All of your content at this point should be laser-focused on helping the consumer make the right purchase decision without being too self-promotional. After all, people are far more likely to buy from a brand that “has their back” than they are from a brand that ignores them or constantly pushes the hard sell (all else being equal of course).
Your Next Steps
Now, it’s time for you to start creating your buyer personas, consider where people are in the buying lifecycle, and create content for every stage of that journey to push them through the marketing funnel.
It’s important to point out that there are no guarantees with content marketing. It’s a powerful long-term brand building strategy that can be supplemented with useful short-term tactics to drive sales now and in the future. However, you’ll need to test, test, and test again. There simply is no one trick that works for all brands, all consumers, or all campaigns – no matter what content marketing, webinar, or email marketing “system” anyone tries to sell you.
As long as people are unique and emotional beings, marketing will always be an exciting challenge. If you’re up to that challenge, contact me and I can help you with your content marketing strategy and content creation.
This article was adapted from my online course, How to Write Messages that Convert Leads into Sales, offered through Women on Business School. Sign up to learn more and get a FREE Buyer Persona Worksheet and a FREE Consumer Buying Cycle Worksheet as part of the course materials!
Gary Bradshaw says
I think what is happening is that we now have words that describe what has been happening for a long time.
Think about it.
TOFU = Just looking and thinking about buying a car.
MOFU = Looking at Consumer Reports reading Car and Driver.
BOFU = Going to dealers to look at what they heard or think they heard.
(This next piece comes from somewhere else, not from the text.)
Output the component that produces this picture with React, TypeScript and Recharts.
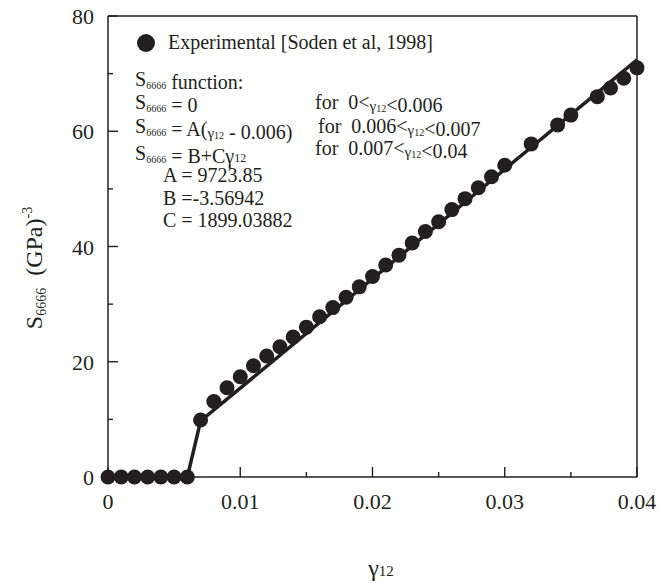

Buyer Persona = The guy drives into the lot in an Impala and weighs 300 lbs. He will not be buying a two seater is my guess.
So what we are doing is documenting what we have always thought. Putting it in writing helps an entire team play to the goal. Or in my case keeps me focused because my insanity and wondering is now being written down.
At the first of the year, I thought I could not get any help from reading a blog like this one. Now I read every post and try to put it into action. It’s not easy at times and the results are not instant but it’s formalizing what we have been thinking.